__Task goal__. Write the lines out again, from the top of the material to the line containing "420, 435, 450];", pictures excluded.

* start Given records *

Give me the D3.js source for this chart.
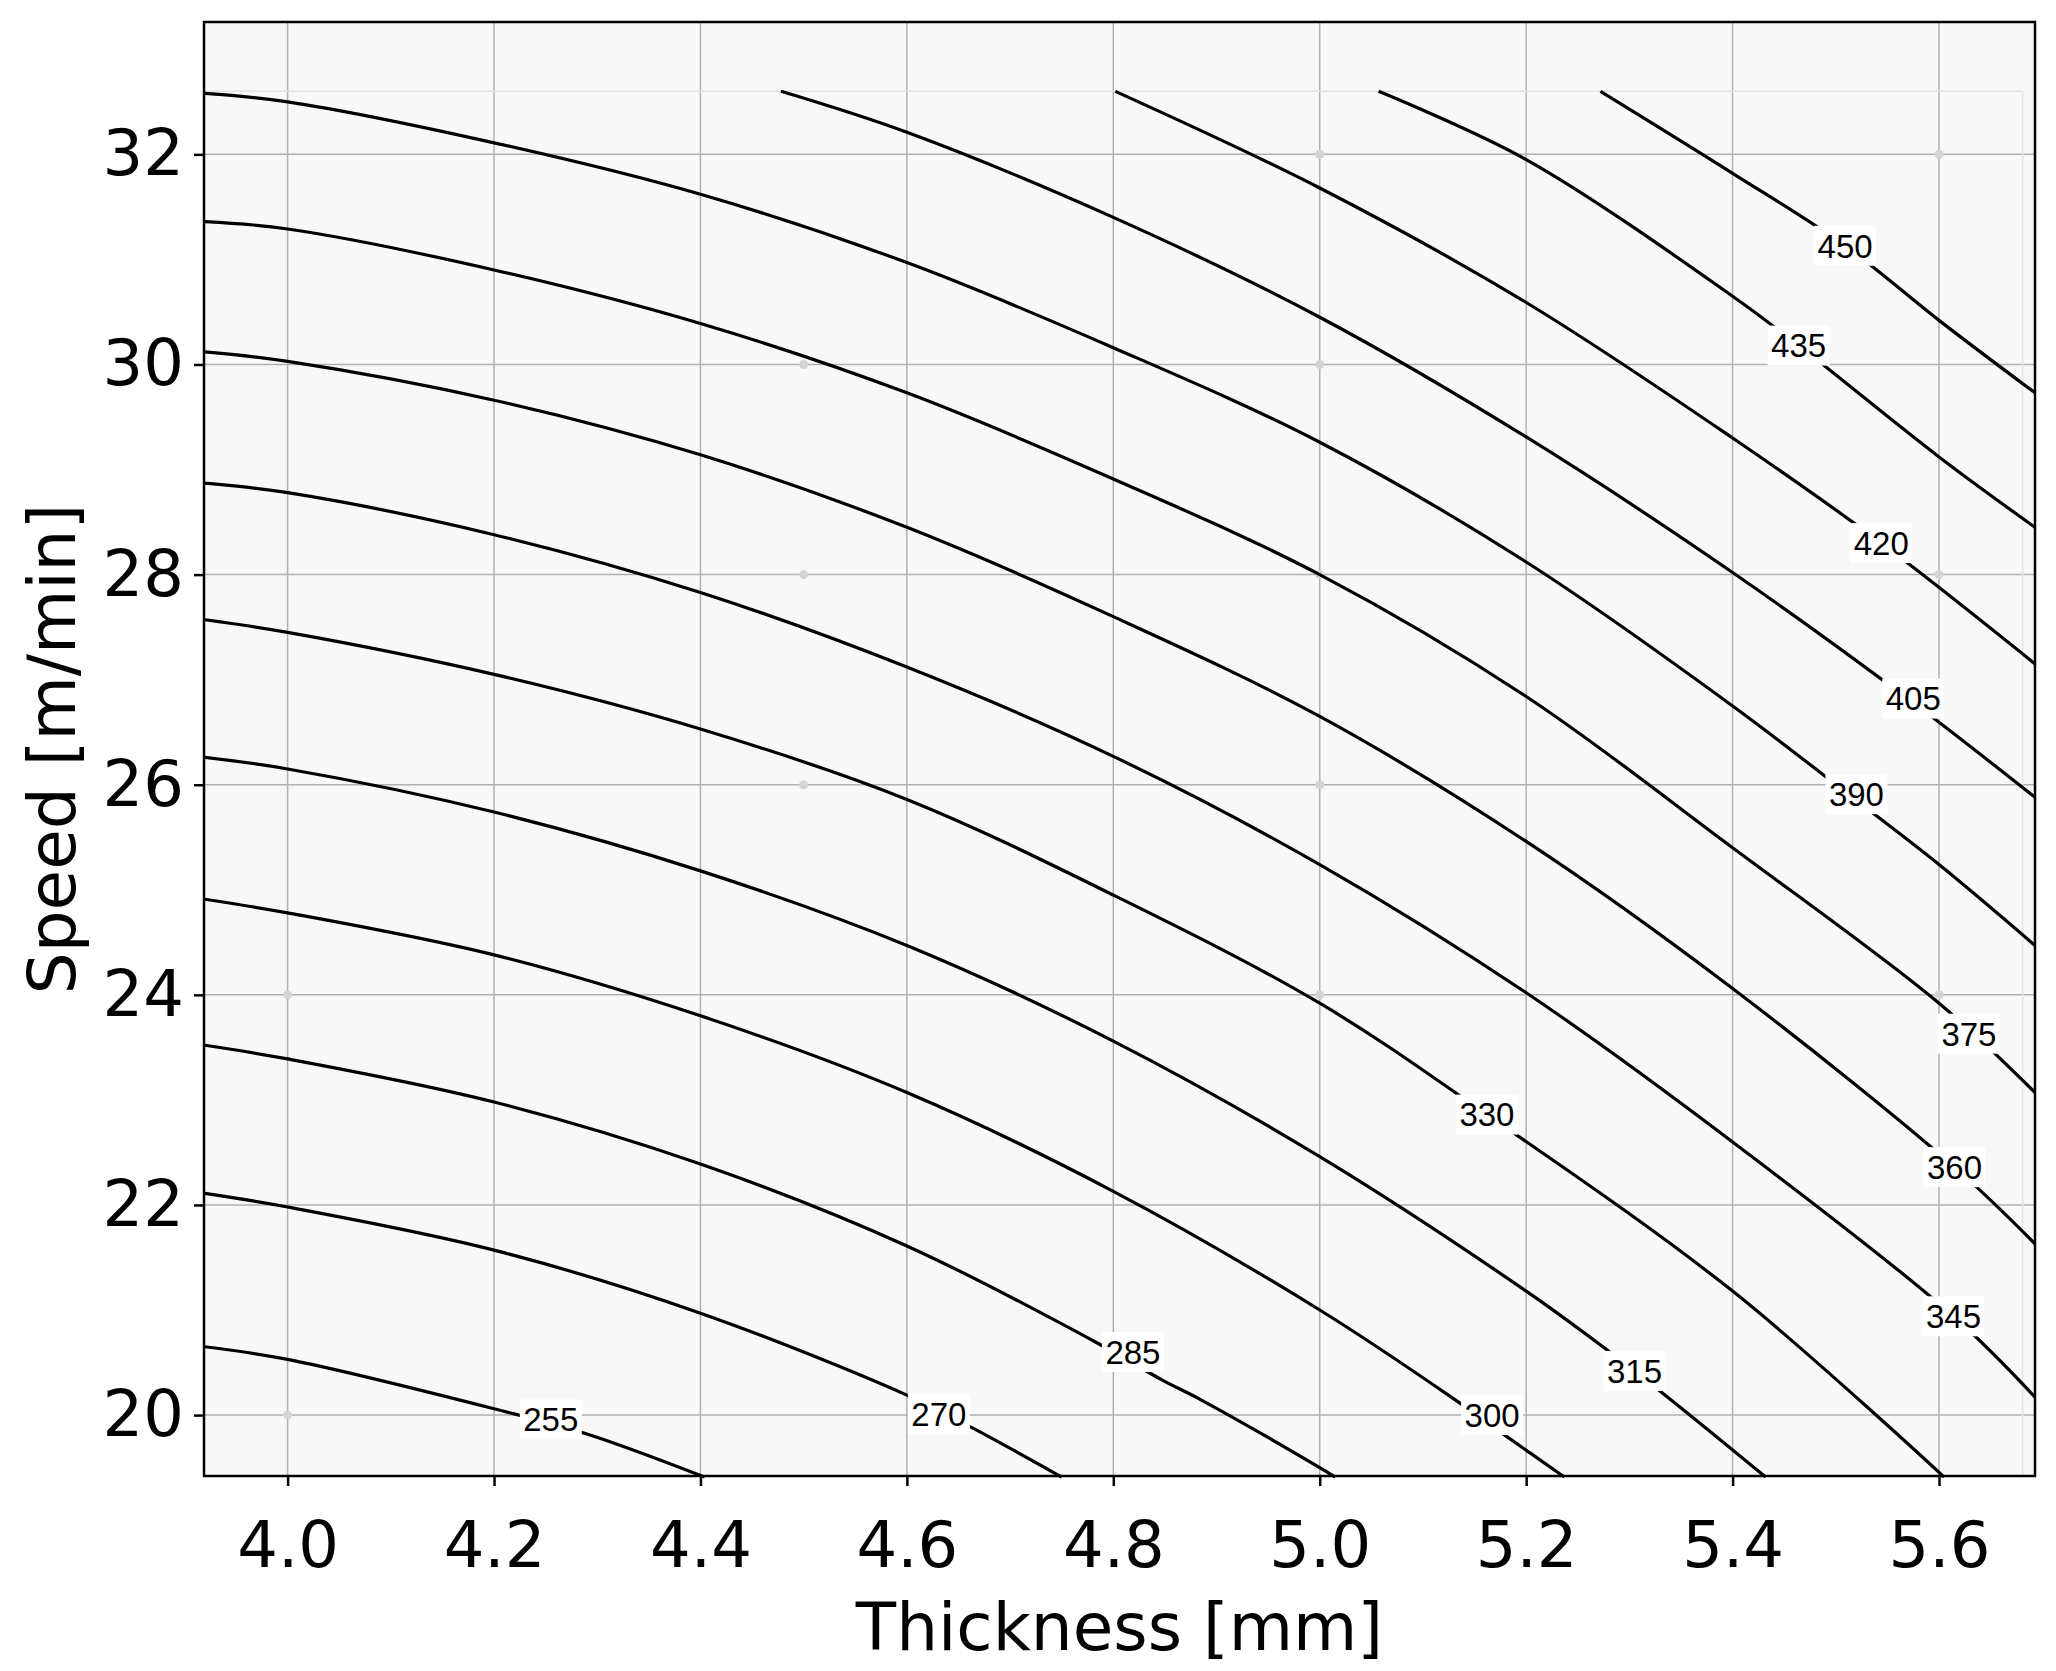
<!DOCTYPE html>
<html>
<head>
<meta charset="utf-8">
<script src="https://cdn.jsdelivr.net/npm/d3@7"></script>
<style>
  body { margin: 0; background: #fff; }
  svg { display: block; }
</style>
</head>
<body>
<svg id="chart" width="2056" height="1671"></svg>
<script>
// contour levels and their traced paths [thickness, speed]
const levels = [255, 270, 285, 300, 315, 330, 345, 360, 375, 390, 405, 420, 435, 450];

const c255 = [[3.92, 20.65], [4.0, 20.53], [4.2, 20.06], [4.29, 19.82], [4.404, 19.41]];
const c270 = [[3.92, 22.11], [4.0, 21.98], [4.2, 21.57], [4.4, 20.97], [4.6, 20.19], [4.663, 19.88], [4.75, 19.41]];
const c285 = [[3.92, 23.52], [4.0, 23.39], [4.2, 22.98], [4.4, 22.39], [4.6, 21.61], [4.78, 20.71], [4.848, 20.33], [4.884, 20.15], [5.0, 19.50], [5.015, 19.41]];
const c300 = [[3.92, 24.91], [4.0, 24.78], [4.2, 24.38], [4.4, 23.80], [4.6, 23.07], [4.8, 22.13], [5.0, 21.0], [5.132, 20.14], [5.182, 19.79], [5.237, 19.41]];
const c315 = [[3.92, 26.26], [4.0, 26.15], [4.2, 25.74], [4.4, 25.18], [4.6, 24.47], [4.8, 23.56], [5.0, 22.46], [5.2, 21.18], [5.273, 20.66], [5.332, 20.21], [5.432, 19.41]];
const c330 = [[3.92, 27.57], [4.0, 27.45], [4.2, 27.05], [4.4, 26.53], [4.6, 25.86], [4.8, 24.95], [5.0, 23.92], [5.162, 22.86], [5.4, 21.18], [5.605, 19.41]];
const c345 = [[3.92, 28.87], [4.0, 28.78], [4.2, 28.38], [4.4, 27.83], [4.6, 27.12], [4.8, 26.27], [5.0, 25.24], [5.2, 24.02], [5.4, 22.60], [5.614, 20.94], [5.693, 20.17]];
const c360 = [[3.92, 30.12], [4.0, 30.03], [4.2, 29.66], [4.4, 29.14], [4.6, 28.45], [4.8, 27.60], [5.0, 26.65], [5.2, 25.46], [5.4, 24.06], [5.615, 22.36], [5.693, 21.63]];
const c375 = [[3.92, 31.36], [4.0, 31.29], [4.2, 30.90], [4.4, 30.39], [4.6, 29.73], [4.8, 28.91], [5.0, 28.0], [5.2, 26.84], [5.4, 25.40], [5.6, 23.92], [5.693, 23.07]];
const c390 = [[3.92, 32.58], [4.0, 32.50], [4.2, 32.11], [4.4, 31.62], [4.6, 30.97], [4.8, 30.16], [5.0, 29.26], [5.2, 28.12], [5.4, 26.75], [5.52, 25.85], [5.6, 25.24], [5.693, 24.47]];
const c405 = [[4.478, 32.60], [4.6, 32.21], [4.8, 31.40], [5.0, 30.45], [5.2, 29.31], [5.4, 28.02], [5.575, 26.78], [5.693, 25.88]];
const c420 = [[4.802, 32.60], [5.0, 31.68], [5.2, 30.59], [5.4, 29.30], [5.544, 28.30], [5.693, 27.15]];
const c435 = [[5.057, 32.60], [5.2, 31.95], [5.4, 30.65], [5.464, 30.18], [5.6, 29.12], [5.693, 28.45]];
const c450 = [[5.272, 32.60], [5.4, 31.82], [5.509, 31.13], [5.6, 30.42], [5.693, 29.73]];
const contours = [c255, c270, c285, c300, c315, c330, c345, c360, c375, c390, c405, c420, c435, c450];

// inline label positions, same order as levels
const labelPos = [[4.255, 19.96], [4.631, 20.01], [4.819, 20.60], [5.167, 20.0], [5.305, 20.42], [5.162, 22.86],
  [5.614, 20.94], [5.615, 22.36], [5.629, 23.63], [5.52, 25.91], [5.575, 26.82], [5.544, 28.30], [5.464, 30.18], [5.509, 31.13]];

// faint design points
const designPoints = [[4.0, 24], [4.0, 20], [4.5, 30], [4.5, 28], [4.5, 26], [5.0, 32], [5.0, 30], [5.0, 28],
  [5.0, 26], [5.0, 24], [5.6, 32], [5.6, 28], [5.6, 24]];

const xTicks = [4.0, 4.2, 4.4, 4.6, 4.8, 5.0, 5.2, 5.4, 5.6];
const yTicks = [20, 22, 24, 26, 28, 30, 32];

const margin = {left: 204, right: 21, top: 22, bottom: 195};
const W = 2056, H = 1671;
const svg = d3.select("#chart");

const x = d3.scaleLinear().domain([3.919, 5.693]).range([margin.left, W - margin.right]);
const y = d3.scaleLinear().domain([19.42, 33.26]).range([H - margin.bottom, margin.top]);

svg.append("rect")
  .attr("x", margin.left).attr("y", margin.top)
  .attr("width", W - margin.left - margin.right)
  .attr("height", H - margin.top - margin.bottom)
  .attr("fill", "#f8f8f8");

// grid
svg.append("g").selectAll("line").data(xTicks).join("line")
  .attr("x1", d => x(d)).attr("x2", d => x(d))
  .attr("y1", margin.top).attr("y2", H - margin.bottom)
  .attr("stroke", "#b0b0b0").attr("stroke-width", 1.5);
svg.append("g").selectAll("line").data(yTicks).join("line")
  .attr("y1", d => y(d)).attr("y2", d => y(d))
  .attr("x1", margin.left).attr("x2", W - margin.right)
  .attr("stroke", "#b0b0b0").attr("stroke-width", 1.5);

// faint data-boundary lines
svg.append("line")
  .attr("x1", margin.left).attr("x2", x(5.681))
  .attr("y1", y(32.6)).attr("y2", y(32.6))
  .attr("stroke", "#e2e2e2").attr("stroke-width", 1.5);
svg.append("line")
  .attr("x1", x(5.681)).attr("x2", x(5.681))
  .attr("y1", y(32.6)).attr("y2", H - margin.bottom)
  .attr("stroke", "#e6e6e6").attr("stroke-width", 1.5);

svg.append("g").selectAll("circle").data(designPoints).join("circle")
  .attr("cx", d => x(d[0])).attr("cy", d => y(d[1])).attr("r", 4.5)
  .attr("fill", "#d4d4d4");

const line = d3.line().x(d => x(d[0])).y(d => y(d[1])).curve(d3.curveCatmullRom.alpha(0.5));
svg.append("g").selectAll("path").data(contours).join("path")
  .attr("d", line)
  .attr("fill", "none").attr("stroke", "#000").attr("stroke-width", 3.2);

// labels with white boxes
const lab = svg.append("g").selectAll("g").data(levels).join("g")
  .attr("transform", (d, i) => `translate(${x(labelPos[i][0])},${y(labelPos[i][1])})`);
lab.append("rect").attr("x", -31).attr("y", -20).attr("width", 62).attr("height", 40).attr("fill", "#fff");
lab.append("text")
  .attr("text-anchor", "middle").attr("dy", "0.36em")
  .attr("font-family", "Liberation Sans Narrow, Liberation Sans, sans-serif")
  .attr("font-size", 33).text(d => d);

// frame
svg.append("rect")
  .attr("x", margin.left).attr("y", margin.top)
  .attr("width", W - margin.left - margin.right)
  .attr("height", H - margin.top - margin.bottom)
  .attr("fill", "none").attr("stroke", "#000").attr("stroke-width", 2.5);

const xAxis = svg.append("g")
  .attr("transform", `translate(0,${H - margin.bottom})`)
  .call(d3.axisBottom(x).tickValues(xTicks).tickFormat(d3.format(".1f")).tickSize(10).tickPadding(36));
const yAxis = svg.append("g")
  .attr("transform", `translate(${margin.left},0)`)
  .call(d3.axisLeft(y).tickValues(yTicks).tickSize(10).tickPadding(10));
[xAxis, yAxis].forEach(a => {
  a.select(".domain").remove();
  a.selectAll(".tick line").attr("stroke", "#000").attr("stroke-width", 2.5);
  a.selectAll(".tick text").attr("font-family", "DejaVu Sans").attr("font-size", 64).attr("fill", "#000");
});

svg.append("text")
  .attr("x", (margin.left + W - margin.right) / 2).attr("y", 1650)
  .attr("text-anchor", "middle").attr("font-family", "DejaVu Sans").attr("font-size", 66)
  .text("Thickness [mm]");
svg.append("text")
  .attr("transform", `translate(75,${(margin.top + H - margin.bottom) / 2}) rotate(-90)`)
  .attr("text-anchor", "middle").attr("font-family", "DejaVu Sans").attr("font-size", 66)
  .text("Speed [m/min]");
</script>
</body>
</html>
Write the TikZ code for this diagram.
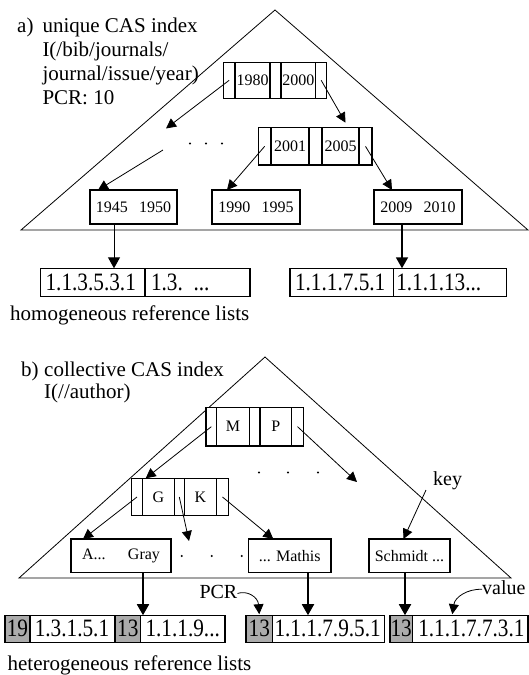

* end Given records *

__Output for this exercise__.
Give me the D3.js source for this chart.
<!DOCTYPE html>
<html>
<head>
<meta charset="utf-8">
<script src="https://cdn.jsdelivr.net/npm/d3@7"></script>
<style>
  body { margin: 0; background: #fff; }
  svg { display: block; }
</style>
</head>
<body>
<svg id="chart" width="2056" height="1671"></svg>
<script>
// contour levels and their traced paths [thickness, speed]
const levels = [255, 270, 285, 300, 315, 330, 345, 360, 375, 390, 405, 420, 435, 450];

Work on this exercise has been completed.